## START

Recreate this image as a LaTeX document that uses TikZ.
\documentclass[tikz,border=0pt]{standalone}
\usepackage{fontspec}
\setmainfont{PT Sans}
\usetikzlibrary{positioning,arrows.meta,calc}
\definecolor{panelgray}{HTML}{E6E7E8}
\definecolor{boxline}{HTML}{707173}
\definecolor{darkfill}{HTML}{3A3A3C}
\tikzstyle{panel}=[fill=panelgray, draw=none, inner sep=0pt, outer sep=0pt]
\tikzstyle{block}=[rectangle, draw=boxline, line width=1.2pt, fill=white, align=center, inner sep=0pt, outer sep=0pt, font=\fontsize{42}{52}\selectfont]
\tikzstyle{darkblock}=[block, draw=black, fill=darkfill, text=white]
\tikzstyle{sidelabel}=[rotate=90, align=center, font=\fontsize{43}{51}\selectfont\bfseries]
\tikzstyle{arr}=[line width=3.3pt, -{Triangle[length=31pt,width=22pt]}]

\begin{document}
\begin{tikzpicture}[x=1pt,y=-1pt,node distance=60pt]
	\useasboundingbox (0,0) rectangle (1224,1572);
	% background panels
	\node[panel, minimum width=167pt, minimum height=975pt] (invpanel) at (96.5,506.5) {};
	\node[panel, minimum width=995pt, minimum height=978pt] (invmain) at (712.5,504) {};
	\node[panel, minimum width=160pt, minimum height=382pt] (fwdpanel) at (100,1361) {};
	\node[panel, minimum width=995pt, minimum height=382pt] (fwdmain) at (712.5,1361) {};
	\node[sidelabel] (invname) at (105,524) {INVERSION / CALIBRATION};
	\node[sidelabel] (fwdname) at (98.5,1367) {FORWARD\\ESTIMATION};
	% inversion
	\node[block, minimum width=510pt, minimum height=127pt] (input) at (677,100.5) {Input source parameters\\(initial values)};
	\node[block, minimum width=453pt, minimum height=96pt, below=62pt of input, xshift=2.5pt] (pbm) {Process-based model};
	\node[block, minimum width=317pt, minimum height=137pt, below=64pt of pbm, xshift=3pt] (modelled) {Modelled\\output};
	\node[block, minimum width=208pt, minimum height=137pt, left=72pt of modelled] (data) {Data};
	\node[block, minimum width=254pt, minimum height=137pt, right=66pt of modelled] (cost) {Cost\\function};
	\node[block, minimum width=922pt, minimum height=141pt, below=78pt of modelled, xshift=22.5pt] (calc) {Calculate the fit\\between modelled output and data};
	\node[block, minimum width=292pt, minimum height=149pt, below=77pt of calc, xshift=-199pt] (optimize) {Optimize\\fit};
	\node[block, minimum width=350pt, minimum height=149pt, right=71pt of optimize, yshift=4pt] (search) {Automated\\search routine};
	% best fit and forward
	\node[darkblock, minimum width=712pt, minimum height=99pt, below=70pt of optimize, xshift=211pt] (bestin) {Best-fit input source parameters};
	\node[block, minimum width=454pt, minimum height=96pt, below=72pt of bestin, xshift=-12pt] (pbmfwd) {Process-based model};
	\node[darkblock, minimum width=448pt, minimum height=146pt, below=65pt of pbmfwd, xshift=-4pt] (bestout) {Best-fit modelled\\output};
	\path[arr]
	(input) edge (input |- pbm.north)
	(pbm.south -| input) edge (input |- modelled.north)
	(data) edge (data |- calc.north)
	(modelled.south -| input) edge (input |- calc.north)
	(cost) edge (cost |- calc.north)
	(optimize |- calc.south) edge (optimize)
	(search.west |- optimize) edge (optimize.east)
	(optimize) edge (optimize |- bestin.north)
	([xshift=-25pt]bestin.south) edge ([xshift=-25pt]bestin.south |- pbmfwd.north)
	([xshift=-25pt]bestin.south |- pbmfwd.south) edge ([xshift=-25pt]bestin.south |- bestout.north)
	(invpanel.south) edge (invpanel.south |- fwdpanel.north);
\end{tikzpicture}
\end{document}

## END

Work instructions
Retype all the material above precisely, with no line left out.

The solution
Recreate this image as a LaTeX document that uses TikZ.
\documentclass[tikz,border=0pt]{standalone}
\usepackage{fontspec}
\setmainfont{PT Sans}
\usetikzlibrary{positioning,arrows.meta,calc}
\definecolor{panelgray}{HTML}{E6E7E8}
\definecolor{boxline}{HTML}{707173}
\definecolor{darkfill}{HTML}{3A3A3C}
\tikzstyle{panel}=[fill=panelgray, draw=none, inner sep=0pt, outer sep=0pt]
\tikzstyle{block}=[rectangle, draw=boxline, line width=1.2pt, fill=white, align=center, inner sep=0pt, outer sep=0pt, font=\fontsize{42}{52}\selectfont]
\tikzstyle{darkblock}=[block, draw=black, fill=darkfill, text=white]
\tikzstyle{sidelabel}=[rotate=90, align=center, font=\fontsize{43}{51}\selectfont\bfseries]
\tikzstyle{arr}=[line width=3.3pt, -{Triangle[length=31pt,width=22pt]}]

\begin{document}
\begin{tikzpicture}[x=1pt,y=-1pt,node distance=60pt]
	\useasboundingbox (0,0) rectangle (1224,1572);
	% background panels
	\node[panel, minimum width=167pt, minimum height=975pt] (invpanel) at (96.5,506.5) {};
	\node[panel, minimum width=995pt, minimum height=978pt] (invmain) at (712.5,504) {};
	\node[panel, minimum width=160pt, minimum height=382pt] (fwdpanel) at (100,1361) {};
	\node[panel, minimum width=995pt, minimum height=382pt] (fwdmain) at (712.5,1361) {};
	\node[sidelabel] (invname) at (105,524) {INVERSION / CALIBRATION};
	\node[sidelabel] (fwdname) at (98.5,1367) {FORWARD\\ESTIMATION};
	% inversion
	\node[block, minimum width=510pt, minimum height=127pt] (input) at (677,100.5) {Input source parameters\\(initial values)};
	\node[block, minimum width=453pt, minimum height=96pt, below=62pt of input, xshift=2.5pt] (pbm) {Process-based model};
	\node[block, minimum width=317pt, minimum height=137pt, below=64pt of pbm, xshift=3pt] (modelled) {Modelled\\output};
	\node[block, minimum width=208pt, minimum height=137pt, left=72pt of modelled] (data) {Data};
	\node[block, minimum width=254pt, minimum height=137pt, right=66pt of modelled] (cost) {Cost\\function};
	\node[block, minimum width=922pt, minimum height=141pt, below=78pt of modelled, xshift=22.5pt] (calc) {Calculate the fit\\between modelled output and data};
	\node[block, minimum width=292pt, minimum height=149pt, below=77pt of calc, xshift=-199pt] (optimize) {Optimize\\fit};
	\node[block, minimum width=350pt, minimum height=149pt, right=71pt of optimize, yshift=4pt] (search) {Automated\\search routine};
	% best fit and forward
	\node[darkblock, minimum width=712pt, minimum height=99pt, below=70pt of optimize, xshift=211pt] (bestin) {Best-fit input source parameters};
	\node[block, minimum width=454pt, minimum height=96pt, below=72pt of bestin, xshift=-12pt] (pbmfwd) {Process-based model};
	\node[darkblock, minimum width=448pt, minimum height=146pt, below=65pt of pbmfwd, xshift=-4pt] (bestout) {Best-fit modelled\\output};
	\path[arr]
	(input) edge (input |- pbm.north)
	(pbm.south -| input) edge (input |- modelled.north)
	(data) edge (data |- calc.north)
	(modelled.south -| input) edge (input |- calc.north)
	(cost) edge (cost |- calc.north)
	(optimize |- calc.south) edge (optimize)
	(search.west |- optimize) edge (optimize.east)
	(optimize) edge (optimize |- bestin.north)
	([xshift=-25pt]bestin.south) edge ([xshift=-25pt]bestin.south |- pbmfwd.north)
	([xshift=-25pt]bestin.south |- pbmfwd.south) edge ([xshift=-25pt]bestin.south |- bestout.north)
	(invpanel.south) edge (invpanel.south |- fwdpanel.north);
\end{tikzpicture}
\end{document}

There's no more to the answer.